この店は以前からよくヘルプで行っていたので、アルバイトの人たちとも顔見知りです。当然マニュアルはありますが、店によって内装も違うし、客層も違うため、店独自のルールがあったりします。
初めて行く店舗など人間関係のない中で仕事をするのは大変なことも多いのですが、慣れた店だと負担は軽くなります。この日のお店は、本当に落ち着いていました。お客さまの入店も少なく、静かな営業でした。そう、あんなことが起こるまでは…。

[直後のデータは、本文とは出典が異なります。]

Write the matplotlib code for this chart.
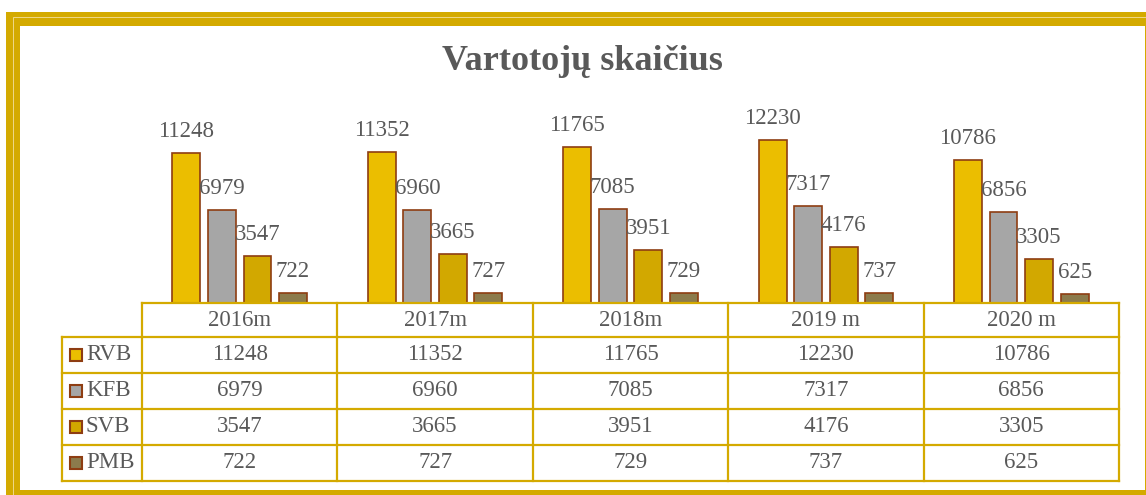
import matplotlib.pyplot as plt
from matplotlib.patches import Rectangle
from matplotlib.transforms import blended_transform_factory

years = ["2016m", "2017m", "2018m", "2019 m", "2020 m"]
series = ["RVB", "KFB", "SVB", "PMB"]
rvb = [11248, 11352, 11765, 12230, 10786]
kfb = [6979, 6960, 7085, 7317, 6856]
svb = [3547, 3665, 3951, 4176, 3305]
pmb = [722, 727, 729, 737, 625]
values = [rvb, kfb, svb, pmb]
colors = ["#EBBE00", "#A6A6A6", "#D2A800", "#8C7B4C"]

W, H = 1146, 495
gold = "#D4AA00"
edge = "#8E3D12"
txt = "#595959"
serif = ["Liberation Serif", "DejaVu Serif"]

fig = plt.figure(figsize=(W / 100, H / 100), dpi=100)


def px_rect(x0, y0, x1, y1, **kw):
    fig.add_artist(Rectangle((x0 / W, 1 - y1 / H), (x1 - x0) / W, (y1 - y0) / H,
                             transform=fig.transFigure, zorder=-5, **kw))


# double gold frame
px_rect(6, 12, W + 10, H + 10, facecolor=gold, edgecolor="none")
px_rect(12.5, 17.5, W + 10, H + 10, facecolor="none", edgecolor="#EFD98A", lw=0.7)
px_rect(20, 26, 1144.5, 490, facecolor="white", edgecolor="none")

# axes placed so the categories line up with the table columns
left, right, bottom, top = 142, 1119, 302.5, 37.5
ax = fig.add_axes([left / W, 1 - bottom / H, (right - left) / W, (bottom - top) / H])
ax.set_xlim(-0.5, 4.5)
ax.set_ylim(0, 20000)
ax.axis("off")

fs = 16.5
bw = 0.143
step = 0.182
for k, (name, vals, c) in enumerate(zip(series, values, colors)):
    xs = [i + (k - 1.5) * step for i in range(len(years))]
    ax.bar(xs, vals, width=bw, color=c, edgecolor=edge, linewidth=1.2, zorder=3)
    for x, v in zip(xs, vals):
        ax.annotate(str(v), (x, v), xytext=(0, 11.5), textcoords="offset points",
                    ha="center", va="baseline", fontsize=fs, color=txt, family=serif)

fig.text(582 / W, 1 - 70 / H, "Vartotojų skaičius", ha="center", va="baseline",
         fontsize=26, fontweight="bold", color=txt, family=serif)

# data table under the axes
axh = bottom - top
unit = (right - left) / 5.0


def yf(py):
    return -(py - bottom) / axh


tr = blended_transform_factory(ax.transData, ax.transAxes)
row_edges = [303, 337, 373, 409, 445, 481]
x_lab = -0.5 - (left - 62) / unit
lkw = dict(color=gold, lw=1.6, transform=tr, clip_on=False, zorder=4)

ax.plot([-0.5, 4.5], [yf(row_edges[0])] * 2, **lkw)
for py in row_edges[1:]:
    ax.plot([x_lab, 4.5], [yf(py)] * 2, **lkw)
for i in range(6):
    ax.plot([i - 0.5] * 2, [yf(row_edges[0]), yf(row_edges[-1])], **lkw)
ax.plot([x_lab] * 2, [yf(row_edges[1]), yf(row_edges[-1])], **lkw)

tkw = dict(transform=tr, fontsize=fs, color=txt, family=serif, va="center", clip_on=False)
hy = yf((row_edges[0] + row_edges[1]) / 2)
for i, yr in enumerate(years):
    ax.text(i, hy, yr, ha="center", **tkw)

for k, (name, vals, c) in enumerate(zip(series, values, colors)):
    ry = yf((row_edges[k + 1] + row_edges[k + 2]) / 2)
    ax.plot([-0.5 - (left - 76) / unit], [ry], marker="s", markersize=8.5,
            markerfacecolor=c, markeredgecolor=edge, markeredgewidth=1.5,
            transform=tr, clip_on=False)
    ax.text(-0.5 - (left - 86) / unit, ry, name, ha="left", **tkw)
    for i, v in enumerate(vals):
        ax.text(i, ry, str(v), ha="center", **tkw)

fig.savefig("out.png", dpi=100)
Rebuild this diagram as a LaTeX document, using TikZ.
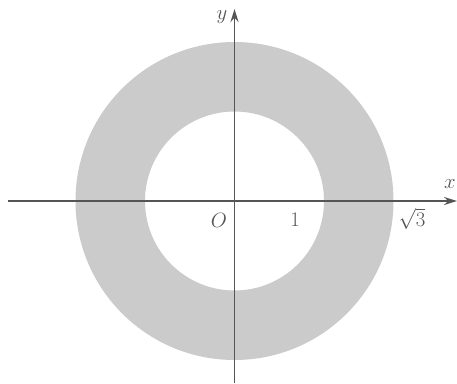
\documentclass[tikz,border=0pt]{standalone}
\usetikzlibrary{arrows.meta}
\definecolor{ringgray}{HTML}{CBCBCB}
\definecolor{axisgray}{HTML}{555555}
\begin{document}
\begin{tikzpicture}[x=1pt,y=-1pt,
  axis/.style={draw=axisgray,line width=1.9pt,-{Stealth[length=13pt,width=8pt]}},
  lab/.style={inner sep=0pt,text=axisgray,font=\fontsize{21}{24}\selectfont}]
\useasboundingbox (0,0) rectangle (457,383);
\coordinate (O) at (234.5,201);
\fill[ringgray,even odd rule] (O) circle[radius=159] (O) circle[radius=89.5];
\coordinate (xs) at (8,201);
\coordinate (xe) at (457,201);
\coordinate (ys) at (234.5,383);
\coordinate (ye) at (234.5,9);
\draw[axis] (xs) -- (xe);
\draw[axis] (ys) -- (ye);
\node[lab] (xl) at (450,184) {$x$};
\node[lab] (yl) at (222,17) {$y$};
\node[lab] (ol) at (219,220) {$O$};
\node[lab] (one) at (295,220) {$1$};
\node[lab] (sq) at (412,219) {$\sqrt{3}$};
\end{tikzpicture}
\end{document}
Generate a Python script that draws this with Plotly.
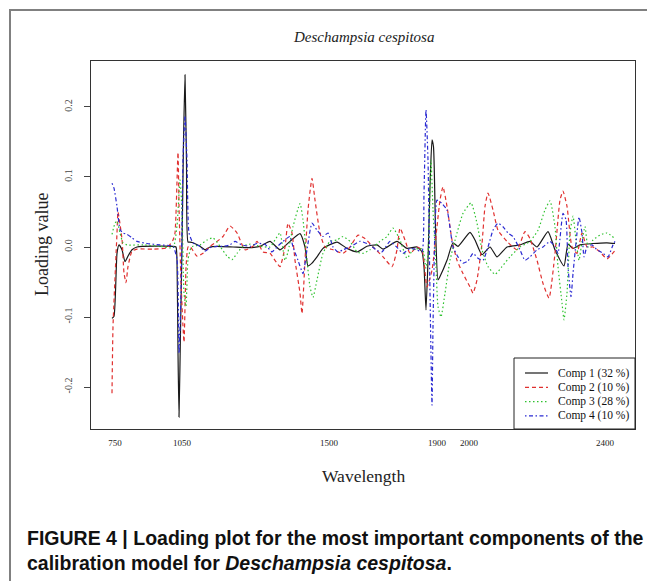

エリアを担当する部長が、急に店を訪ねてきたのです。部長や課長が店に来ることは珍しく、アルバイトは部長と初対面なこともあります。そんなとき、私のような顔見知りの社員は、さりげなく探りを入れる係になります。
アルバイトがようやく発見した場所は
あれっ、さっきまで話してたんですけど。そういえば、先ほどから女性店長の姿が見えません。アルバイトに聞いても行方がわからず、部長も「更衣室にいないぞ」といいます。
しばらく店内を捜索しましたが、見当たらないまま1時間が経過。店の営業が落ち着いてきたので再び捜索したところ、アルバイトがようやく店長を発見しました。
女性店長は、なんと女子トイレの個室にずっとこもっていたというのです。「なんでそんなところに」というみんなの疑問をよそに、私は重要なことを思い出しました。そういえば今日、部長が来てるんだった!
しかし、時すでに遅し。女性店長は部長につかまり、厳しい追及を受けていました。後々わかったのですが、休日もなかなか取れずに連勤中で、トイレの個室でグッスリ寝ていたのだそうです。よほど疲れがたまっていたんですね。
厳しい部長が来たので一時的にトイレに逃げ込んだつもりが、うっかり寝てしまったのかもしれません。私は、女性店長の忙しさと運の悪さに同情してしまいました。しばらくしてその店長が、別の店舗に飛ばされてしまったことは言うまでもありません。